My mother married Frederick William Holden whose family lived at 14 Ashcombe
Road. After they married they moved to 64 Noddyshall where my brother Robert
William was born. He was christened at St Katharine's church against my mother's
father’s wishes but because my father was Church of England.
The house had no running water or reasonable sanitation but the condition of
the house was the same as the house my mother had been brought up in next door
so expectations were not excessive. My mother was in service to the Colman family
(I think) in Gatton Park from the age of 12 and had the normal hard life of
that time
The council deemed 64 Noddyshall not fit for habitation in 1937 and as they
had built some council houses at Wood Street in South Merstham the family transferred
there. My sister and I were born there. By then my father was working on the
railway as a lengthman, a job arranged by his father who was a relief station
master living at 14 Ashcombe road. The houses were all railway owned.
When my grandfather died my father’s sister Nellie and his mother Mildred
plus Nellie's son Anthony continued to live at 14 Ashcombe Road.
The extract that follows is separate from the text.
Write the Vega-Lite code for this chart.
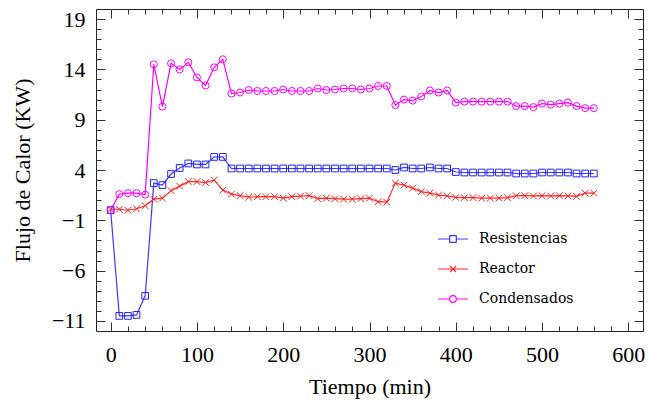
{
  "$schema": "https://vega.github.io/schema/vega-lite/v6.json",
  "width": 547,
  "height": 322,
  "autosize": {"type": "none"},
  "padding": {"left": 96, "top": 9, "right": 5, "bottom": 77},
  "background": "white",
  "config": {
    "view": {"stroke": "#222222", "strokeWidth": 1},
    "axis": {"grid": false, "domain": false, "labelFont": "Liberation Serif", "titleFont": "Liberation Serif", "labelColor": "black", "titleColor": "black", "titleFontWeight": "normal", "tickColor": "#333333", "tickWidth": 1, "labelOverlap": false, "labelFlush": false}
  },
  "datasets": {
    "d": [
      {"t":0,"serie":"Resistencias","v":0},{"t":10,"serie":"Resistencias","v":-10.5},{"t":20,"serie":"Resistencias","v":-10.5},{"t":30,"serie":"Resistencias","v":-10.4},{"t":40,"serie":"Resistencias","v":-8.5},{"t":50,"serie":"Resistencias","v":2.7},{"t":60,"serie":"Resistencias","v":2.5},{"t":70,"serie":"Resistencias","v":3.6},{"t":80,"serie":"Resistencias","v":4.2},{"t":90,"serie":"Resistencias","v":4.65},{"t":100,"serie":"Resistencias","v":4.55},{"t":110,"serie":"Resistencias","v":4.55},{"t":120,"serie":"Resistencias","v":5.3},{"t":130,"serie":"Resistencias","v":5.3},{"t":140,"serie":"Resistencias","v":4.15},{"t":150,"serie":"Resistencias","v":4.15},{"t":160,"serie":"Resistencias","v":4.15},{"t":170,"serie":"Resistencias","v":4.15},{"t":180,"serie":"Resistencias","v":4.15},{"t":190,"serie":"Resistencias","v":4.15},{"t":200,"serie":"Resistencias","v":4.15},{"t":210,"serie":"Resistencias","v":4.15},{"t":220,"serie":"Resistencias","v":4.15},{"t":230,"serie":"Resistencias","v":4.15},{"t":240,"serie":"Resistencias","v":4.15},{"t":250,"serie":"Resistencias","v":4.15},{"t":260,"serie":"Resistencias","v":4.15},{"t":270,"serie":"Resistencias","v":4.15},{"t":280,"serie":"Resistencias","v":4.15},{"t":290,"serie":"Resistencias","v":4.15},{"t":300,"serie":"Resistencias","v":4.15},{"t":310,"serie":"Resistencias","v":4.15},{"t":320,"serie":"Resistencias","v":4.15},{"t":330,"serie":"Resistencias","v":4.0},{"t":340,"serie":"Resistencias","v":4.25},{"t":350,"serie":"Resistencias","v":4.15},{"t":360,"serie":"Resistencias","v":4.15},{"t":370,"serie":"Resistencias","v":4.25},{"t":380,"serie":"Resistencias","v":4.15},{"t":390,"serie":"Resistencias","v":4.15},{"t":400,"serie":"Resistencias","v":3.8},{"t":410,"serie":"Resistencias","v":3.75},{"t":420,"serie":"Resistencias","v":3.75},{"t":430,"serie":"Resistencias","v":3.75},{"t":440,"serie":"Resistencias","v":3.75},{"t":450,"serie":"Resistencias","v":3.75},{"t":460,"serie":"Resistencias","v":3.75},{"t":470,"serie":"Resistencias","v":3.65},{"t":480,"serie":"Resistencias","v":3.65},{"t":490,"serie":"Resistencias","v":3.65},{"t":500,"serie":"Resistencias","v":3.75},{"t":510,"serie":"Resistencias","v":3.75},{"t":520,"serie":"Resistencias","v":3.75},{"t":530,"serie":"Resistencias","v":3.75},{"t":540,"serie":"Resistencias","v":3.65},{"t":550,"serie":"Resistencias","v":3.65},{"t":560,"serie":"Resistencias","v":3.65},
      {"t":0,"serie":"Reactor","v":0.1},{"t":10,"serie":"Reactor","v":0.1},{"t":20,"serie":"Reactor","v":0.0},{"t":30,"serie":"Reactor","v":0.15},{"t":40,"serie":"Reactor","v":0.45},{"t":50,"serie":"Reactor","v":1.1},{"t":60,"serie":"Reactor","v":1.2},{"t":70,"serie":"Reactor","v":1.95},{"t":80,"serie":"Reactor","v":2.4},{"t":90,"serie":"Reactor","v":2.85},{"t":100,"serie":"Reactor","v":2.85},{"t":110,"serie":"Reactor","v":2.75},{"t":120,"serie":"Reactor","v":3.0},{"t":130,"serie":"Reactor","v":2.0},{"t":140,"serie":"Reactor","v":1.6},{"t":150,"serie":"Reactor","v":1.45},{"t":160,"serie":"Reactor","v":1.3},{"t":170,"serie":"Reactor","v":1.35},{"t":180,"serie":"Reactor","v":1.35},{"t":190,"serie":"Reactor","v":1.35},{"t":200,"serie":"Reactor","v":1.2},{"t":210,"serie":"Reactor","v":1.35},{"t":220,"serie":"Reactor","v":1.4},{"t":230,"serie":"Reactor","v":1.45},{"t":240,"serie":"Reactor","v":1.15},{"t":250,"serie":"Reactor","v":1.2},{"t":260,"serie":"Reactor","v":1.15},{"t":270,"serie":"Reactor","v":1.1},{"t":280,"serie":"Reactor","v":1.1},{"t":290,"serie":"Reactor","v":1.15},{"t":300,"serie":"Reactor","v":1.2},{"t":310,"serie":"Reactor","v":0.85},{"t":320,"serie":"Reactor","v":0.8},{"t":330,"serie":"Reactor","v":2.7},{"t":340,"serie":"Reactor","v":2.5},{"t":350,"serie":"Reactor","v":2.2},{"t":360,"serie":"Reactor","v":1.85},{"t":370,"serie":"Reactor","v":1.7},{"t":380,"serie":"Reactor","v":1.5},{"t":390,"serie":"Reactor","v":1.42},{"t":400,"serie":"Reactor","v":1.28},{"t":410,"serie":"Reactor","v":1.25},{"t":420,"serie":"Reactor","v":1.25},{"t":430,"serie":"Reactor","v":1.2},{"t":440,"serie":"Reactor","v":1.2},{"t":450,"serie":"Reactor","v":1.2},{"t":460,"serie":"Reactor","v":1.25},{"t":470,"serie":"Reactor","v":1.45},{"t":480,"serie":"Reactor","v":1.45},{"t":490,"serie":"Reactor","v":1.42},{"t":500,"serie":"Reactor","v":1.45},{"t":510,"serie":"Reactor","v":1.42},{"t":520,"serie":"Reactor","v":1.45},{"t":530,"serie":"Reactor","v":1.42},{"t":540,"serie":"Reactor","v":1.38},{"t":550,"serie":"Reactor","v":1.7},{"t":560,"serie":"Reactor","v":1.7},
      {"t":0,"serie":"Condensados","v":0},{"t":10,"serie":"Condensados","v":1.6},{"t":20,"serie":"Condensados","v":1.7},{"t":30,"serie":"Condensados","v":1.7},{"t":40,"serie":"Condensados","v":1.55},{"t":50,"serie":"Condensados","v":14.5},{"t":60,"serie":"Condensados","v":10.3},{"t":70,"serie":"Condensados","v":14.6},{"t":80,"serie":"Condensados","v":14.0},{"t":90,"serie":"Condensados","v":14.7},{"t":100,"serie":"Condensados","v":13.2},{"t":110,"serie":"Condensados","v":12.4},{"t":120,"serie":"Condensados","v":14.2},{"t":130,"serie":"Condensados","v":15.0},{"t":140,"serie":"Condensados","v":11.6},{"t":150,"serie":"Condensados","v":11.7},{"t":160,"serie":"Condensados","v":11.95},{"t":170,"serie":"Condensados","v":11.85},{"t":180,"serie":"Condensados","v":11.85},{"t":190,"serie":"Condensados","v":11.85},{"t":200,"serie":"Condensados","v":12.0},{"t":210,"serie":"Condensados","v":11.85},{"t":220,"serie":"Condensados","v":11.85},{"t":230,"serie":"Condensados","v":11.85},{"t":240,"serie":"Condensados","v":12.1},{"t":250,"serie":"Condensados","v":11.95},{"t":260,"serie":"Condensados","v":12.0},{"t":270,"serie":"Condensados","v":12.1},{"t":280,"serie":"Condensados","v":12.1},{"t":290,"serie":"Condensados","v":12.0},{"t":300,"serie":"Condensados","v":12.1},{"t":310,"serie":"Condensados","v":12.35},{"t":320,"serie":"Condensados","v":12.35},{"t":330,"serie":"Condensados","v":10.45},{"t":340,"serie":"Condensados","v":11.0},{"t":350,"serie":"Condensados","v":10.9},{"t":360,"serie":"Condensados","v":11.3},{"t":370,"serie":"Condensados","v":11.9},{"t":380,"serie":"Condensados","v":11.7},{"t":390,"serie":"Condensados","v":11.9},{"t":400,"serie":"Condensados","v":10.7},{"t":410,"serie":"Condensados","v":10.8},{"t":420,"serie":"Condensados","v":10.8},{"t":430,"serie":"Condensados","v":10.8},{"t":440,"serie":"Condensados","v":10.8},{"t":450,"serie":"Condensados","v":10.8},{"t":460,"serie":"Condensados","v":10.8},{"t":470,"serie":"Condensados","v":10.35},{"t":480,"serie":"Condensados","v":10.35},{"t":490,"serie":"Condensados","v":10.25},{"t":500,"serie":"Condensados","v":10.6},{"t":510,"serie":"Condensados","v":10.5},{"t":520,"serie":"Condensados","v":10.6},{"t":530,"serie":"Condensados","v":10.7},{"t":540,"serie":"Condensados","v":10.35},{"t":550,"serie":"Condensados","v":10.15},{"t":560,"serie":"Condensados","v":10.15}
    ]
  },
  "data": {"name": "d"},
  "resolve": {"axis": {"x": "independent", "y": "independent"}},
  "layer": [
    {
      "transform": [{"filter": "datum.serie === 'Resistencias'"}],
      "mark": {"type": "line", "strokeWidth": 1.2, "color": "#3a3aff"},
      "encoding": {
        "x": {"field": "t", "type": "quantitative", "scale": {"domain": [-17, 617], "nice": false, "zero": false},
          "axis": {"orient": "bottom", "values": [0,100,200,300,400,500,600], "ticks": false, "labelFontSize": 22, "labelPadding": 13, "title": "Tiempo (min)", "titleFontSize": 22, "titlePadding": 11}},
        "y": {"field": "v", "type": "quantitative", "scale": {"domain": [-12, 20], "nice": false, "zero": false},
          "axis": {"orient": "left", "values": [-11,-6,-1,4,9,14,19], "ticks": false, "labelFontSize": 22, "labelPadding": 11, "title": "Flujo de Calor (KW)", "titleFontSize": 22, "titlePadding": 17}}
      }
    },
    {
      "transform": [{"filter": "datum.serie === 'Reactor'"}],
      "mark": {"type": "line", "strokeWidth": 1.2, "color": "#ff2a2a"},
      "encoding": {
        "x": {"field": "t", "type": "quantitative", "axis": {"orient": "bottom", "values": [0,100,200,300,400,500,600], "labels": false, "tickSize": -9, "title": null}},
        "y": {"field": "v", "type": "quantitative", "axis": {"orient": "left", "values": [-11,-6,-1,4,9,14,19], "labels": false, "tickSize": -9, "title": null}}
      }
    },
    {
      "transform": [{"filter": "datum.serie === 'Condensados'"}],
      "mark": {"type": "line", "strokeWidth": 1.2, "color": "#ff00ff"},
      "encoding": {
        "x": {"field": "t", "type": "quantitative", "axis": {"orient": "bottom", "values": [0,20,40,60,80,100,120,140,160,180,200,220,240,260,280,300,320,340,360,380,400,420,440,460,480,500,520,540,560,580,600], "labels": false, "tickSize": -5, "title": null}},
        "y": {"field": "v", "type": "quantitative", "axis": {"orient": "left", "values": [-11,-10,-9,-8,-7,-6,-5,-4,-3,-2,-1,0,1,2,3,4,5,6,7,8,9,10,11,12,13,14,15,16,17,18,19], "labels": false, "tickSize": -5, "title": null}}
      }
    },
    {
      "transform": [{"filter": "datum.serie === 'Resistencias'"}],
      "mark": {"type": "point", "shape": "square", "size": 45, "filled": false, "strokeWidth": 1, "opacity": 1, "color": "#2020ff"},
      "encoding": {
        "x": {"field": "t", "type": "quantitative", "axis": {"orient": "top", "values": [0,100,200,300,400,500,600], "labels": false, "tickSize": -9, "title": null}},
        "y": {"field": "v", "type": "quantitative", "axis": {"orient": "right", "values": [-11,-6,-1,4,9,14,19], "labels": false, "tickSize": -9, "title": null}}
      }
    },
    {
      "transform": [{"filter": "datum.serie === 'Reactor'"}],
      "mark": {"type": "point", "shape": "M-1,-1L1,1M-1,1L1,-1", "size": 45, "filled": false, "strokeWidth": 1, "opacity": 1, "color": "#ff2020"},
      "encoding": {
        "x": {"field": "t", "type": "quantitative", "axis": {"orient": "top", "values": [0,20,40,60,80,100,120,140,160,180,200,220,240,260,280,300,320,340,360,380,400,420,440,460,480,500,520,540,560,580,600], "labels": false, "tickSize": -5, "title": null}},
        "y": {"field": "v", "type": "quantitative", "axis": {"orient": "right", "values": [-11,-10,-9,-8,-7,-6,-5,-4,-3,-2,-1,0,1,2,3,4,5,6,7,8,9,10,11,12,13,14,15,16,17,18,19], "labels": false, "tickSize": -5, "title": null}}
      }
    },
    {
      "transform": [{"filter": "datum.serie === 'Condensados'"}],
      "mark": {"type": "point", "shape": "circle", "size": 50, "filled": false, "strokeWidth": 1, "opacity": 1, "color": "#ff00ff"},
      "encoding": {
        "x": {"field": "t", "type": "quantitative", "axis": null},
        "y": {"field": "v", "type": "quantitative", "axis": null}
      }
    },
    {
      "mark": {"type": "point", "filled": false, "opacity": 0, "strokeWidth": 1.2},
      "encoding": {
        "x": {"field": "t", "type": "quantitative", "axis": null},
        "y": {"field": "v", "type": "quantitative", "axis": null},
        "color": {"field": "serie", "type": "nominal", "scale": {"domain": ["Resistencias", "Reactor", "Condensados"], "range": ["#3a3aff", "#ff2a2a", "#ff00ff"]}, "legend": {"title": null, "orient": "none", "legendX": 341, "legendY": 214, "padding": 0, "rowPadding": 7, "symbolSize": 900, "symbolStrokeWidth": 1.2, "labelFont": "DejaVu Serif", "labelFontSize": 14, "labelColor": "black", "labelOffset": 10, "encode": {"symbols": {"update": {"opacity": {"value": 1}}}}}},
        "shape": {"field": "serie", "type": "nominal", "scale": {"domain": ["Resistencias", "Reactor", "Condensados"], "range": ["M-1,0H-0.22M0.22,0H1M-0.22,-0.22H0.22V0.22H-0.22Z", "M-1,0H1M-0.2,-0.2L0.2,0.2M-0.2,0.2L0.2,-0.2", "M-1,0H-0.22M0.22,0H1M0.22,0A0.22,0.22 0 1,1 -0.22,0A0.22,0.22 0 1,1 0.22,0"]}, "legend": {"title": null, "orient": "none", "legendX": 341, "legendY": 214, "padding": 0, "rowPadding": 7, "symbolSize": 900, "symbolStrokeWidth": 1.2, "labelFont": "DejaVu Serif", "labelFontSize": 14, "labelColor": "black", "labelOffset": 10, "encode": {"symbols": {"update": {"opacity": {"value": 1}}}}}}
      }
    }
  ]
}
My mother eventually took a job at Lowood in Rockshaw road as housekeeper with
the Johnston family, who had at that time a gardener, a cook, plus my mother
as housekeeper, and a ladies’ companion who kept Mrs Johnston's diary
and helped with the children. My sister spent a great part of her early life
at Lowood as Mrs Johnston only had boys.
We as a family have a great affection for Lowood (my house in New Zealand is
also called Lowood) and Rockshaw Road during the late 40s and 50s as we all
stayed at the house during the six-week summer break as the Johnstons (being
of Scottish origin) went to their Highland holiday home and my mother looked
after the house. My sister was married at St Katharine's and had her reception
at Lowood paid for by the Johnstons. My brother and I used to walk the large
dogs that most of the houses in Rockshaw Road owned for much needed pocket money.
The coming of the LCC council estate and the M23/M25 changed Merstham beyond
my mother’s understanding and in 1972 she emigrated to New Zealand to
be with myself and my sister and brother
My mother died in 2002 at the age of 90, but before she did we arranged for
a professional biographer to take down her life story, which we have got in
book form in New Zealand.
The experiences she had in service evoke a different time that has now gone
but never the less still remain interesting to her children and grandchildren
who read her story in disbelief at the conditions that nearly all working people
and especially rural folk had to endure.
Diana Spence (nee Savory, who was born at Rondels and lived there until some years after the war) kept a diary intermittently and recorded that the first doodlebugs were spotted on 16th June 1944. One fell on her father Guy's flour mill at Thornton Heath the following day. Later that year, on 3rd August, one narrowly missed Rondels but hit Innesfree across the road. Diana also remembers skating on the Mere during the winter around that time.